2. Peeled pineapples cut into spirals

Beside their fully clothed neighbors, they look at once flamboyant and vulnerable, like a woman in eveningwear on a morning subway.


3. Spools of thread in streetside tailors’ windows

The tidy spools of every hue mounted on a pegboard encapsulate New York’s quick-fix economy. 


4. Fire hoses at the New York Public Library and Grand Central Terminal

Coiled behind a grillwork cage and shuttered in a wooden cabinet: like everything else at these institutions, immaculately designed.


5. Mail-carrier instructions

Lest there be any confusion. President Street, Brooklyn.


6. Chase Bank, Brooklyn Heights

Classic and imposing, the way a bank ought to be. 


7. Subway-platform candy stands

Nowhere else do nuts, candy, chips, and batteries look as beautiful as on a gray subway platform.



Tuesday, June 4, 2013

TOUCH: Conch umbrellas

You know the kind of umbrella I mean. 


New Yorkers call it “the five-dollar umbrella,” but it’s usually four dollars if it’s not raining and six dollars if it is. This is the black umbrella with the beak-shaped handle, the kind that materializes for sale in buckets outside subway entrances and at pop-up sidewalk stands just before a rainstorm, and disappears just as swiftly. In their wake, these umbrellas leave a jumble of broken aluminum spines jutting out of curbside trashcans.


Unlike West Coast cities, New York is an umbrella city. New Yorkers refuse to compromise fashion or risk dampness by wearing parkas or hooded raincoats.
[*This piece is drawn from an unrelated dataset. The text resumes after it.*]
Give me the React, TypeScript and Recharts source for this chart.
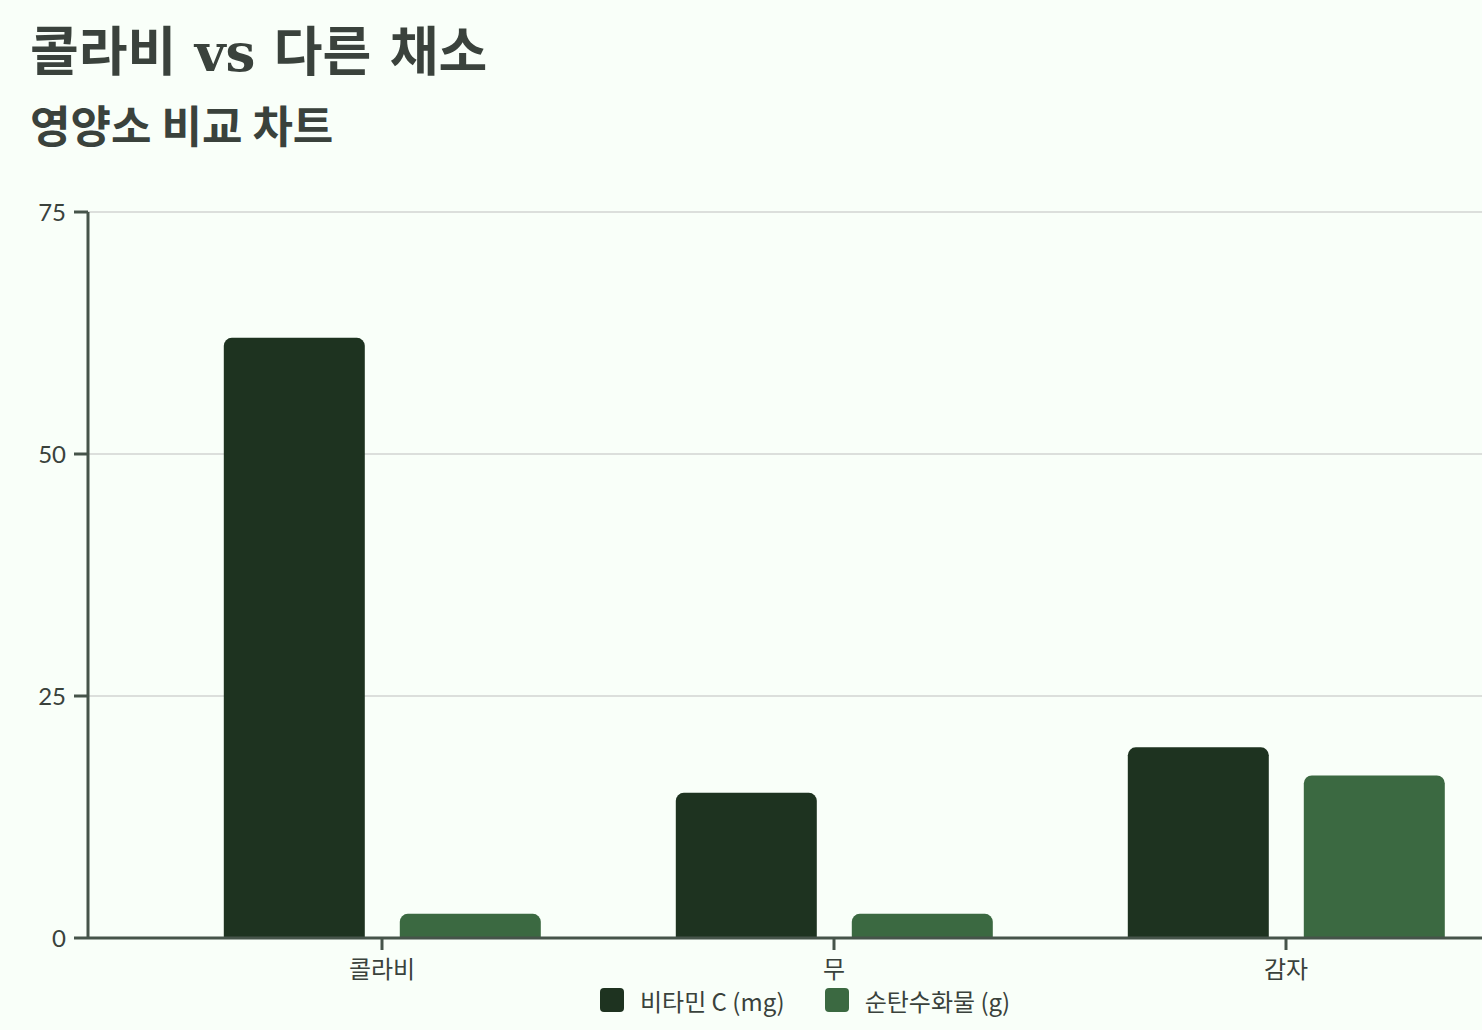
import { Bar, BarChart, CartesianGrid, Legend, XAxis, YAxis } from "recharts";

const vegetables = ["콜라비", "무", "감자"];
const vitaminC = [62, 15, 19.7];
const carbs = [2.5, 2.5, 16.8];
const yTicks = [0, 25, 50, 75];

const data = vegetables.map((name, i) => ({ name, vitaminC: vitaminC[i], carbs: carbs[i] }));

const ink = "#3a423c";
const axisColor = "#46544a";

function LegendContent(props: any) {
  const items = props.payload || [];
  return (
    <div style={{ display: "flex", gap: 40, alignItems: "center", height: 36 }}>
      {items.map((p: any) => (
        <div key={p.value} style={{ display: "flex", alignItems: "center", gap: 16 }}>
          <span style={{ width: 24, height: 24, borderRadius: 4, background: p.color, display: "inline-block" }} />
          <span style={{ fontSize: 24, color: ink, fontFamily: "'Noto Sans CJK KR', sans-serif" }}>{p.value}</span>
        </div>
      ))}
    </div>
  );
}

export default function App() {
  return (
    <div style={{ position: "fixed", left: 0, top: 0, width: 1482, height: 1030, background: "#f9fff9", overflow: "hidden" }}>
      <div style={{ position: "absolute", left: 30, top: 10, fontFamily: "'DejaVu Serif', 'Noto Sans CJK KR', serif", fontWeight: 700, fontSize: 53, color: ink, whiteSpace: "nowrap" }}>
        콜라비 vs 다른 채소
      </div>
      <div style={{ position: "absolute", left: 30, top: 92, fontFamily: "'Noto Sans CJK KR', sans-serif", fontWeight: 700, fontSize: 44, color: ink, whiteSpace: "nowrap" }}>
        영양소 비교 차트
      </div>
      <div style={{ position: "absolute", left: 0, top: 180 }}>
        <BarChart width={1520} height={850} data={data} margin={{ top: 32, right: 8, left: 0, bottom: 12 }} barGap={35} barCategoryGap="15%">
          <CartesianGrid vertical={false} stroke="#dcdfdc" strokeWidth={2} />
          <XAxis
            dataKey="name"
            padding={{ left: 68, right: 0 }}
            height={44}
            tickSize={12}
            tickMargin={11}
            stroke={axisColor}
            strokeWidth={3}
            tick={{ fill: ink, fontSize: 24, fontFamily: "'Noto Sans CJK KR', sans-serif" }}
          />
          <YAxis
            width={88}
            domain={[0, 75]}
            ticks={yTicks}
            tickSize={14}
            tickMargin={8}
            stroke={axisColor}
            strokeWidth={3}
            tick={{ fill: ink, fontSize: 24, fontFamily: "Lato, sans-serif" }}
          />
          <Legend verticalAlign="bottom" content={<LegendContent />} wrapperStyle={{ left: 600, width: "auto", height: 36 }} />
          <Bar dataKey="vitaminC" name="비타민 C (mg)" fill="#1e3320" radius={[8, 8, 0, 0]} isAnimationActive={false} />
          <Bar dataKey="carbs" name="순탄수화물 (g)" fill="#3b6941" radius={[8, 8, 0, 0]} isAnimationActive={false} />
        </BarChart>
      </div>
    </div>
  );
}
The only solution is to wear what you’d normally wear, and carry an umbrella to protect it. But often rainstorms catch us by surprise: the day starts bright and sunny, but around 2 p.m. rainclouds threaten and we realize, with a certain amount of desperation, that we don’t have an umbrella. That’s where Conch umbrellas step in. For practically pocket change (bargain!), anyone can buy a temporary shelter from unexpected downpours, and one is virtually guaranteed to find a Conch umbrella within a few blocks. 


Conch umbrellas are made in China by Elite America Corp. and distributed from a warehouse in Bushwick, which also houses a showroom featuring the brand’s many rain-coverings, from raincoats to patio umbrellas to personal umbrellas (including the popular but unsightly stick umbrella with a collapsible white plastic sheath that sits like a cup on the tip). 


The local favorite, however, Conch has dubbed “Man’s regular umbrella.” It’s about a foot long, and its textured, curved handle provides a secure grip in slippery, windy weather. With the press of a silver plastic button, the Conch unfolds in a double whoosh, as the carriage slides up the rod and the ribs spring open. As you’re waiting to cross the street, you can fiddle with the wobbly ribbed collar above the handle. 


Since the Conch umbrella is made of cheap nylon, and the ribs are attached with flimsy double cotton threads, New Yorkers learn to aim it headlong into wind that’s coming toward them, and to tip it behind their heads when the wind is coming from behind. If held straight overhead, the Conch is likely to get blown inside out. Though this can happen to any inexpensive umbrella, the vacuum-like sensation of the Conch’s undoing is preceded by an ominous trembling in the center rod, and despite attempts to pull down on the carriage, there’s no going back. Indeed, some might say you can identify a native New Yorker by how he handles his Conch.


It does seem fitting that in this city we choose the abrupt separation from our surroundings that umbrellas offer as opposed to the oneness with the elements evinced by our West Coast friends. Conch umbrellas are cheap, disposable, and satisfying to hold. Their ubiquity is comforting. And as we see our fellow New Yorkers wrangling with their Conch umbrellas in a spring storm--aiming the inverted cups into the wind in the hopes of blowing them back to shape, bearing them like swords to blaze a path down a crowded sidewalk, raising and lowering them as they pass beneath scaffolds with seamless choreography, hurling their broken ribs into the trash--we feel solidarity. Protected from our surroundings, we unite with them, much like a conch in its shell, drifting over the rocky shore.